La fusion avec la CAQ en janvier 2012 a préparé le terrain pour une importante récolte de sièges lors de l'élection suivante. Le 4 septembre 2012, le nouveau parti de François Legault remporte 9 des 16 circonscriptions et 38,9% du vote populaire dans la Capitale (soit près de 12% de plus que sa moyenne nationale).

Ces gains de sièges caquistes dans la région de Québec privent les Libéraux d'une quatrième victoire électorale consécutive.

Parlant des Libéraux, ils performent historiquement bien dans la région. En 2008, Jean Charest et son équipe remportent 10 des 16 circonscriptions en route vers un mandat majoritaire.


Avec 39,3% du vote populaire (2,9% sous leur moyenne nationale), les Libéraux parviennent à reprendre des comtés perdus à l'ADQ en 2007.

Toutefois, en 2012, les Libéraux vont reculer dans chacun des 16 comtés de la région (voir graphique ci-dessus). Avec une maigre récolte de seulement cinq sièges dans Québec et ses environs, le PLQ est chassé du pouvoir. Parmi ces seize circonscriptions, le PLQ perd près de 8% de vote populaire, presque entièrement aux mains de la CAQ.

Néanmoins, l'élection de 2014 voit un retour en force des Libéraux à Québec. Ils obtiennent 39,2% du vote populaire et pas moins de 11 sièges (dont Charlevoix-Côte-de-Beaupré, le comté de la Première Ministre Pauline Marois).

Regardons maintenant la progression du vote péquiste dans la Capitale:


La ville de Québec et ses environs n'ont pas été tendres avec le PQ lors des dernières élections. Ses appuis ont progressivement reculé dans chacun des 16 comtés étudiés dans ce billet. Même dans la circonscription de Taschereau, dernier bastion péquiste à Québec, le PQ n'a obtenu que le tiers du vote populaire en 2014. (La division du vote a toutefois permis à Mme Maltais de conserver son siège à l'Assemblée nationale.)

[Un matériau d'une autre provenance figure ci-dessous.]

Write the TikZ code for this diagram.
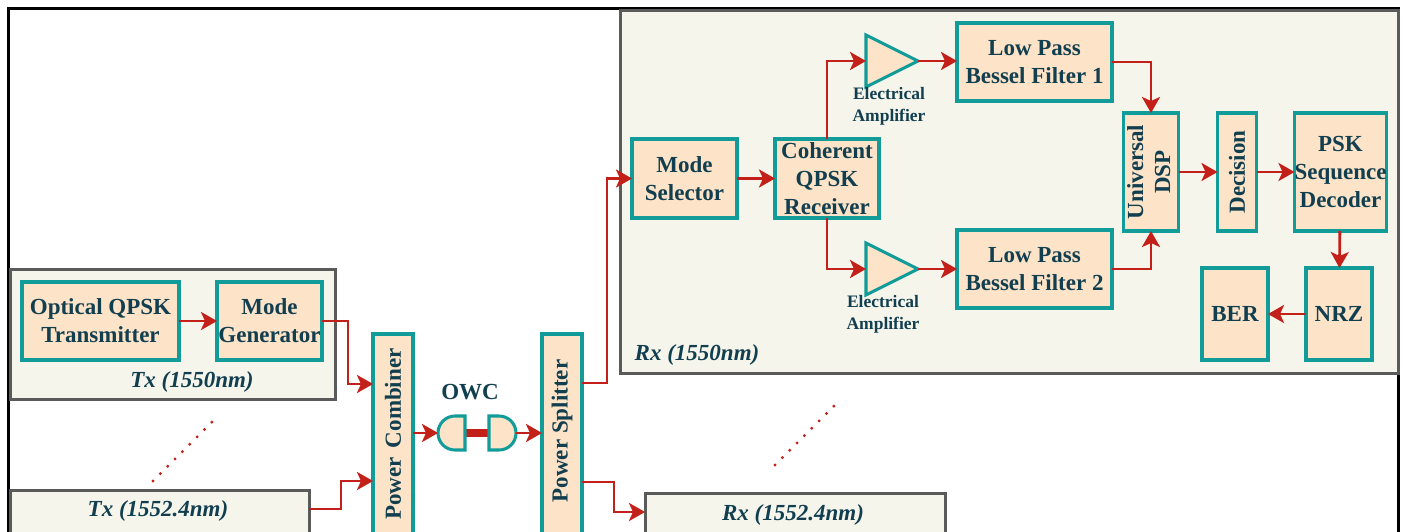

Le Parti québécois a performé un peu mieux de 2008 à 2012 dans quelques comtés qu'il a perdus, mais, en moyenne, il est passé de 24,6% du vote populaire à 21,2%. En 2014, la chute a été encore plus brutale: le parti est tombé sous la barre des 20% avec seulement 16,9% du vote.

Finalement, jetons un coup d'oeil au vote solidaire:


Québec solidaire a atteint le seuil du 10% dans une même circonscription à seulement trois reprises dans la région de Québec: Taschereau en 2012 et 2014, puis Jean-Lessage en 2014. En moyenne, QS performe sous sa moyenne nationale dans la grande région de Québec, dont plusieurs comtés avec un vote sous la barre des 5%. On peut se douter que plusieurs électeurs solidaires dans Taschereau sont des anciens péquistes (comme c'est le cas à Montréal dans Gouin et Mercier par exemple).

Toutefois, la lente montée de Québec solidaire ne peut pas expliquer la chute du PQ à Québec. QS est passé de seulement 3,3% en 2008 à 5,4% en 2014, soit un gain de 2,1%. Pendant la même, période, le Parti québécois a perdu 7,7% d'appuis.


En conclusion


Nos politiciens ont raison, stratégiquement, d'accorder beaucoup d'importance aux circonscriptions de la région de Québec, car ces dernières sont hautement volatiles - contrairement à celles de Montréal, où seulement trois ou quatre comtés sont en jeu parmi les 27 circonscriptions de l'île.

Cependant, le vote de la région est tout de même stable si on le compare à la moyenne nationale des trois dernières élections. Considérez la figure suivante:


Les Libéraux performent à peine sous leur moyenne nationale (quoique, considérant qu'il s'agit ici d'un vote presque exclusivement francophone, on peut dire que le PLQ est vraiment au-dessus de sa moyenne). L'ADQ jadis et la CAQ en 2012 et 2014 ont performé bien au-delà de leur moyenne nationale.

Et le Parti québécois? Il n'a pas la cote dans la région de la Capitale nationale. Est-ce que Jean-François Lisée pourra réussir là où André Boisclair et Pauline Marois ont contre-performé dans la région? C'est à voir.


En gros, en regardant les chiffres, il n'y a aucun doute que la région de la Capitale nationale pourrait décider du sort du prochain gouvernement. Si le PLQ parvient à s'accrocher à ces nombreux sièges, il sera pratiquement indélogeable.

Toutefois, si la CAQ parvient à remonter la pente à Québec (les derniers sondages nous indiquent qu'ils sont présentement en tête dans la région), elle pourrait priver les Libéraux d'une majorité en 2018 ou même les chasser du pouvoir.

Et à partir de là, tout pourrait arriver.